== Provided data ==

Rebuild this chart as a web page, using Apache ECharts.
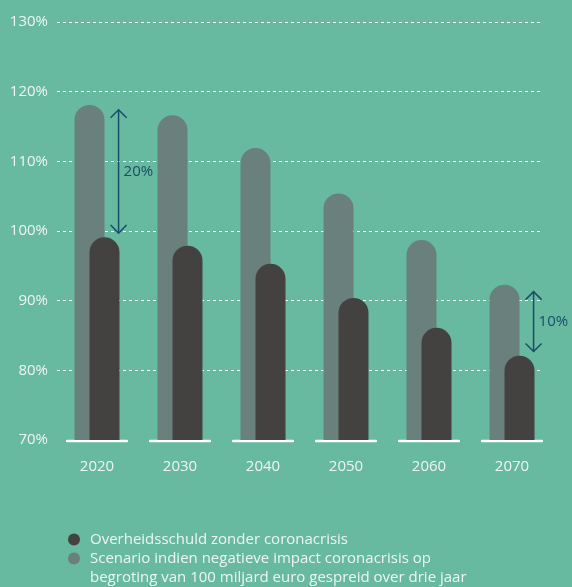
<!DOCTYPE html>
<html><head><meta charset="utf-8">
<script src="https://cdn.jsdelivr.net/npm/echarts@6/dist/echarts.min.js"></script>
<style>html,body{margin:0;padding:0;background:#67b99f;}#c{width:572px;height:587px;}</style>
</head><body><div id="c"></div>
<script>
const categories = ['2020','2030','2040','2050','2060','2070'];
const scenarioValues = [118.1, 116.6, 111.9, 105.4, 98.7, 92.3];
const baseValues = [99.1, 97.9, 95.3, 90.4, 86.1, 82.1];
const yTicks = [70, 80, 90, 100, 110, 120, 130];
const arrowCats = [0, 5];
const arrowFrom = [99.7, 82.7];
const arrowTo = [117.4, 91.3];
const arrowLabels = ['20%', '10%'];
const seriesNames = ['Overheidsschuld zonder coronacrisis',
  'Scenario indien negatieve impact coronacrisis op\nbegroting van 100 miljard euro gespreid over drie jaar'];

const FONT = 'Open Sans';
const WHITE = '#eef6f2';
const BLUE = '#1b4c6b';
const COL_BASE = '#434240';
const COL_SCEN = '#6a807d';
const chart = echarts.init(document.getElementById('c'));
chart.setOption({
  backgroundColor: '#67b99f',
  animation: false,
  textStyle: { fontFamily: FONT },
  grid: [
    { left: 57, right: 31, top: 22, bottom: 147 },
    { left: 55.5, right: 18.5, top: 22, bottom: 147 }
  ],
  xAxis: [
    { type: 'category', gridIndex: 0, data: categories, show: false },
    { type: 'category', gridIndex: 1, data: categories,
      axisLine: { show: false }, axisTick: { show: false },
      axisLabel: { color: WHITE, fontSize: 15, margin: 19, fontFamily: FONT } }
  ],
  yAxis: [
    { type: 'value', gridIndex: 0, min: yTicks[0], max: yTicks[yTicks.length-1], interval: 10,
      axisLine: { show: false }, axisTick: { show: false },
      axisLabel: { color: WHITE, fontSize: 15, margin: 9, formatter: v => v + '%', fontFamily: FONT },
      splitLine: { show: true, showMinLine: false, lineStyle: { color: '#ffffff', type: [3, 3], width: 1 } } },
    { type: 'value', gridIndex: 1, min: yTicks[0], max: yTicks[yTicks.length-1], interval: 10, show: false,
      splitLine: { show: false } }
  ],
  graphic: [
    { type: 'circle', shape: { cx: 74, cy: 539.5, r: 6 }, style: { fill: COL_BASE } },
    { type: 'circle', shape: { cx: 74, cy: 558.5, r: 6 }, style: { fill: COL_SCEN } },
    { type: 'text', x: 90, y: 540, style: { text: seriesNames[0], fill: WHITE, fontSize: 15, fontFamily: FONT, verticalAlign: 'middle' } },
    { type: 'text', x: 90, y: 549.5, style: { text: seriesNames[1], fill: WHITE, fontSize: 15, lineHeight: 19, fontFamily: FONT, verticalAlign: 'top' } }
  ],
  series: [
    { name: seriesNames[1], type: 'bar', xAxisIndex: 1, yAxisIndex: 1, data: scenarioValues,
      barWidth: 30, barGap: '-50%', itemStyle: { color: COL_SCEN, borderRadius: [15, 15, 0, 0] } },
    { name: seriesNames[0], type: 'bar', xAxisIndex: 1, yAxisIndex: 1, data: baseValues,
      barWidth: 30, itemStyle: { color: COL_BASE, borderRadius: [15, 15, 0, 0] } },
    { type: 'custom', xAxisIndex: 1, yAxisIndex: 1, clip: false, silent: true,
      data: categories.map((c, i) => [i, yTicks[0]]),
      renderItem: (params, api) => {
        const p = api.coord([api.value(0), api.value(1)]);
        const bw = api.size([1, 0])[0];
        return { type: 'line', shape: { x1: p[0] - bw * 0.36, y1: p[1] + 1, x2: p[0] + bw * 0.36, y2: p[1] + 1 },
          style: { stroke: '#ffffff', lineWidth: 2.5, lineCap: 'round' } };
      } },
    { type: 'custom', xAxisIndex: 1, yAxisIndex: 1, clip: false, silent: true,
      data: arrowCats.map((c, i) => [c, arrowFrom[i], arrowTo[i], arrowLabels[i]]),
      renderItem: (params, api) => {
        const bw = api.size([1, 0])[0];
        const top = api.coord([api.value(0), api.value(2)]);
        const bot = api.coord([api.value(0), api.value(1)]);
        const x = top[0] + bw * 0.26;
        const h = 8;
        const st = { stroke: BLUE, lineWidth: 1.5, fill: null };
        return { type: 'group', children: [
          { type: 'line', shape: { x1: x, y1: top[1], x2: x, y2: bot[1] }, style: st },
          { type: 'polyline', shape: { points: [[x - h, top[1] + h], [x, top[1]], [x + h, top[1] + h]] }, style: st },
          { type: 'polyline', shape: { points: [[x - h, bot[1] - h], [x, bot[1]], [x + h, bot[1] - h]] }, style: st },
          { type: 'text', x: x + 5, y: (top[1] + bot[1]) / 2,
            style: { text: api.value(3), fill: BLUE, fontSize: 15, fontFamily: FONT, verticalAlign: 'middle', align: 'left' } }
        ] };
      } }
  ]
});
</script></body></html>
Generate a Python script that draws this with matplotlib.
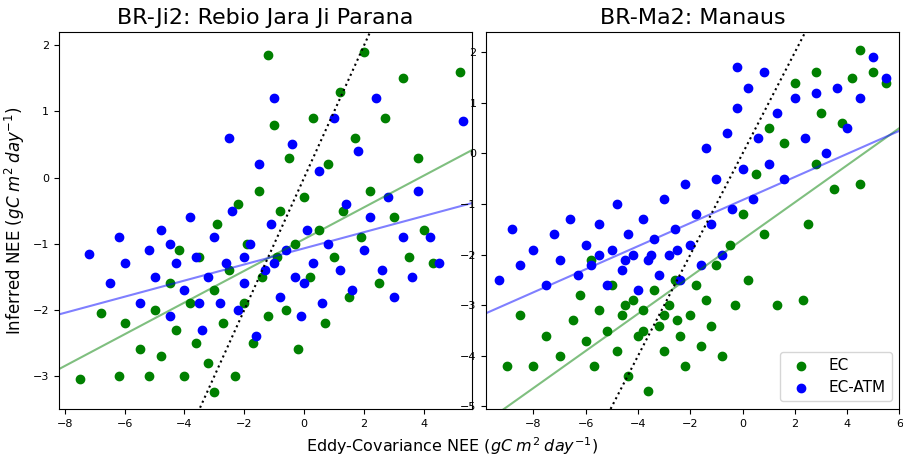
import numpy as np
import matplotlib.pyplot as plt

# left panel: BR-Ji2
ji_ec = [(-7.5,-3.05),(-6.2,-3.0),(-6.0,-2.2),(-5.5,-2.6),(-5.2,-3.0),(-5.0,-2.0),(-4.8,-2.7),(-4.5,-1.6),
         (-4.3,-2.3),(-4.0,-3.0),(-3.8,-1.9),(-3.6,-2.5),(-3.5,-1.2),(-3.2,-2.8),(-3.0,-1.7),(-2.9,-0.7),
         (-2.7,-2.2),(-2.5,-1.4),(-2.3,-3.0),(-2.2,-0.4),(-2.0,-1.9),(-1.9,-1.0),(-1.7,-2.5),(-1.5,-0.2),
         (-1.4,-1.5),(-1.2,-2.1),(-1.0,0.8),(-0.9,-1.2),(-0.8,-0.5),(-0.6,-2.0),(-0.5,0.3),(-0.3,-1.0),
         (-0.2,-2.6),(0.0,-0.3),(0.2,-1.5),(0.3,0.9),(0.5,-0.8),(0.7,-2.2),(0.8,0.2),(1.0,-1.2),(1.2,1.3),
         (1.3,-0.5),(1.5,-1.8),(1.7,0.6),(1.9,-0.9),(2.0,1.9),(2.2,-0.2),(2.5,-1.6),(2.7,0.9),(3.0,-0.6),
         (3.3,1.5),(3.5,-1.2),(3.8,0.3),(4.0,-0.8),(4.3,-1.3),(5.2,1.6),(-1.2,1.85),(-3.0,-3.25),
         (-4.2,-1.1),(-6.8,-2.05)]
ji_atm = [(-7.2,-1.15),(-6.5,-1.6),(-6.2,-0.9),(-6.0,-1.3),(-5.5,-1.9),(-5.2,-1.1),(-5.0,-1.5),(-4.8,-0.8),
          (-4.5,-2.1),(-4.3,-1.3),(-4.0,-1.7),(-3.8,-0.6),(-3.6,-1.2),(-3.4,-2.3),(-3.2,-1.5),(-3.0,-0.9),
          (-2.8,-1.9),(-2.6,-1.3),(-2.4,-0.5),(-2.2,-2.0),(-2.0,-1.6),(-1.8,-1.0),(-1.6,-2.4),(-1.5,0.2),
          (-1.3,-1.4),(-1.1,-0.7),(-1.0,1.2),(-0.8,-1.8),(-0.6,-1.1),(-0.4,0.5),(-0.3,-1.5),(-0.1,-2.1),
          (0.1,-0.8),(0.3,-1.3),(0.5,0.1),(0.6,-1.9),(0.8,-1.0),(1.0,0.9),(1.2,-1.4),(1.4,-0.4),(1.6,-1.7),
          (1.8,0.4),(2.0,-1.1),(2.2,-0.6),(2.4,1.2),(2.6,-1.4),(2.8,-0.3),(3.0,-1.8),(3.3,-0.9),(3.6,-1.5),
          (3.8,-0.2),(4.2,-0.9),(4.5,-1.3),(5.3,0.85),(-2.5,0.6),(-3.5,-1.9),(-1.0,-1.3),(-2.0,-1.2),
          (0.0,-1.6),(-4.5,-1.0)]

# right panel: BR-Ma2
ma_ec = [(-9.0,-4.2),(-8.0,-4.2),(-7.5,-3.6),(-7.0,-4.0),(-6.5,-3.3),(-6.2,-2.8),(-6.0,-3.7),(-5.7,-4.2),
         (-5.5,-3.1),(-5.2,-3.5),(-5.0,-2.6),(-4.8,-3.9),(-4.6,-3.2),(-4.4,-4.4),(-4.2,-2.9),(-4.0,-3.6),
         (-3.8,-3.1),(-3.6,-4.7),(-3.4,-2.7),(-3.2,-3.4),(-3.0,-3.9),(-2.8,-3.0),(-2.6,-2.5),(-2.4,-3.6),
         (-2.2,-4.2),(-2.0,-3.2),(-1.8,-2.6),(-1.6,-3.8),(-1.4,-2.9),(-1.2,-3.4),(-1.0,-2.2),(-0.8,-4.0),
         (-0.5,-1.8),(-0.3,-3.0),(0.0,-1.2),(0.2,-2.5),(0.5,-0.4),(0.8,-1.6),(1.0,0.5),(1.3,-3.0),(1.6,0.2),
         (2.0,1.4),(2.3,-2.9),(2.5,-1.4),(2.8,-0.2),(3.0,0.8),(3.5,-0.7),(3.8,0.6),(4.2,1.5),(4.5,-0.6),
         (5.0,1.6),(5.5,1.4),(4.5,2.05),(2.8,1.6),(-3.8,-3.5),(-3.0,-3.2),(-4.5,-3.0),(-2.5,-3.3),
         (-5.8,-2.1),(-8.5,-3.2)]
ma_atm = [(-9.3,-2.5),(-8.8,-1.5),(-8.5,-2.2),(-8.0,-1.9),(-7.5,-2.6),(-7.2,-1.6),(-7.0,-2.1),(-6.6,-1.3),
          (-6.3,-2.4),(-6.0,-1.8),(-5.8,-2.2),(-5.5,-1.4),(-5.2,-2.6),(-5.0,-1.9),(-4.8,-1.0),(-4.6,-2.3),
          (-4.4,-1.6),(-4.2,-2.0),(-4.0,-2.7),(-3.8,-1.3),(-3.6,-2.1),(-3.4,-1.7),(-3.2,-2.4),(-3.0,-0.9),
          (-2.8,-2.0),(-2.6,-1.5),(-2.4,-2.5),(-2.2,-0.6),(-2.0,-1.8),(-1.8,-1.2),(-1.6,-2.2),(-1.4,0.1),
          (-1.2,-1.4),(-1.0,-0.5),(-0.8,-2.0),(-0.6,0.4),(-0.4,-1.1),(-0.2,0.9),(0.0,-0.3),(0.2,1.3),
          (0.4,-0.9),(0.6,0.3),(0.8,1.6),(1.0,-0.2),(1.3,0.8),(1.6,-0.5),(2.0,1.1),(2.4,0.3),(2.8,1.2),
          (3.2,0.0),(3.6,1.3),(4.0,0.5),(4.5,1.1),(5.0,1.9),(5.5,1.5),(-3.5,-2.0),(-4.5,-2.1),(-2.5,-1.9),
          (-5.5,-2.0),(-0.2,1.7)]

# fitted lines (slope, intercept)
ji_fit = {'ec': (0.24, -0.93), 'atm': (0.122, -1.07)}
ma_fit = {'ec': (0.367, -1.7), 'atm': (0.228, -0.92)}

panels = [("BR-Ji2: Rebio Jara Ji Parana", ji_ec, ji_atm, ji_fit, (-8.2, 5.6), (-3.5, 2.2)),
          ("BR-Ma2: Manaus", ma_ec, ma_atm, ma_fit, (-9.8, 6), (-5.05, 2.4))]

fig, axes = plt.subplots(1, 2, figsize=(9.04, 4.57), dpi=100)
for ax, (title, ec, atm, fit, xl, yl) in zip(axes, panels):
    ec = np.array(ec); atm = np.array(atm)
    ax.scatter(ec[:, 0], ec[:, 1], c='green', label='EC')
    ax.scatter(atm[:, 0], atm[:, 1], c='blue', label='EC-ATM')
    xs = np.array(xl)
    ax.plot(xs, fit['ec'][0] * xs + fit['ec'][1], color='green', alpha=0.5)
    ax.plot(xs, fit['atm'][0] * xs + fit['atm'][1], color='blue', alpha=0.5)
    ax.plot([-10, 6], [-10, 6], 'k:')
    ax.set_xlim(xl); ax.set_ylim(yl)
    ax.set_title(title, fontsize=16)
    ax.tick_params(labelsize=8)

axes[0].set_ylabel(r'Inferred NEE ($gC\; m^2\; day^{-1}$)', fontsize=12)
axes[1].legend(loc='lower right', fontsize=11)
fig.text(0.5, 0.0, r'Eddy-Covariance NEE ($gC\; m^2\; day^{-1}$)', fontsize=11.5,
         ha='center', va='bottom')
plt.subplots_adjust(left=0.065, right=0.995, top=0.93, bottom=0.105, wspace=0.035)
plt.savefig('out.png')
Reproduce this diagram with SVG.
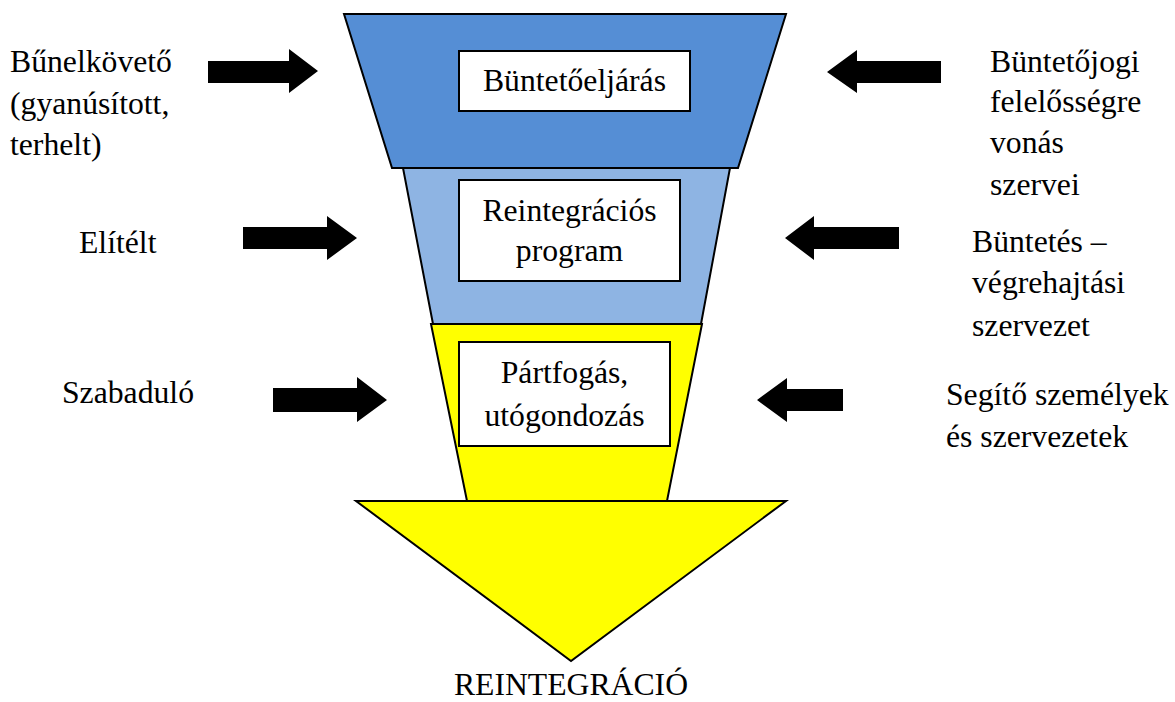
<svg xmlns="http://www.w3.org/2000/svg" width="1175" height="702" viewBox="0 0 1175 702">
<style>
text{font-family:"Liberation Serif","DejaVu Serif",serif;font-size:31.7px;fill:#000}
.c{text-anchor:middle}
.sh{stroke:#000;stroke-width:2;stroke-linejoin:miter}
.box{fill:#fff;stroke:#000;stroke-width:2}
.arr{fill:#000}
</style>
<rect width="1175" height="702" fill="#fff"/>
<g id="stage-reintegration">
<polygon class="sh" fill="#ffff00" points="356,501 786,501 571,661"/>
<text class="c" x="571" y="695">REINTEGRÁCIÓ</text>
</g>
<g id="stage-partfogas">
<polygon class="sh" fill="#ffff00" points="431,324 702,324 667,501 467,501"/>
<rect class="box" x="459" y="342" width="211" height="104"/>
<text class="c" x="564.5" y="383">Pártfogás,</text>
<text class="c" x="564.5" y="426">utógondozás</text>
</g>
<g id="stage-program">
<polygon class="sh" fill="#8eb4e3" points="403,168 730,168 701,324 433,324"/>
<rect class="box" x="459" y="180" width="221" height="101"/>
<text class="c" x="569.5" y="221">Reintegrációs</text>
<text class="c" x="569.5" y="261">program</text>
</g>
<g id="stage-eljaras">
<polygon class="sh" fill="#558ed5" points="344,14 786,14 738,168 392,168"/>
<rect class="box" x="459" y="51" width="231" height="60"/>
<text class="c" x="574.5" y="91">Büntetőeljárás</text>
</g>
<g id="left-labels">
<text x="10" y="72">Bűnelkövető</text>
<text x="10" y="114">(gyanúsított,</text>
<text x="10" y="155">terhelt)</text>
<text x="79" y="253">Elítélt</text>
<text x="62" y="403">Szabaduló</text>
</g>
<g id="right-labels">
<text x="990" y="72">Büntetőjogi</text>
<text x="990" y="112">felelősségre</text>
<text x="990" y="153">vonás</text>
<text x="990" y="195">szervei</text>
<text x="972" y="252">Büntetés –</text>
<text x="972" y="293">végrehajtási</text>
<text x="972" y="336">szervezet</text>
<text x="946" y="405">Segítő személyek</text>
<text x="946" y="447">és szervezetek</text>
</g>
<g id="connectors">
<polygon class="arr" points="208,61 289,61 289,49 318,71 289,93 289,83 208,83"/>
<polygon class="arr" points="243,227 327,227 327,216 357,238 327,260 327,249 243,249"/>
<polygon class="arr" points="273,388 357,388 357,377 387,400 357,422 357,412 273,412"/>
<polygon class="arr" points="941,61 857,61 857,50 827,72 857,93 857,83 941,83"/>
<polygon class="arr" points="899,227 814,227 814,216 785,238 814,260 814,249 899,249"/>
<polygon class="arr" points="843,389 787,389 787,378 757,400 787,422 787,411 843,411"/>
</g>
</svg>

===

- **Instruction**:
Without the pictures, give again only the lines beginning at the line that contains "Generate a Python" and stopping after the line that contains "import matplotlib.pyplot as plt", exactly as written.

- **Exercise output**:
Generate a Python script that draws this with matplotlib.
import numpy as np
import matplotlib.pyplot as plt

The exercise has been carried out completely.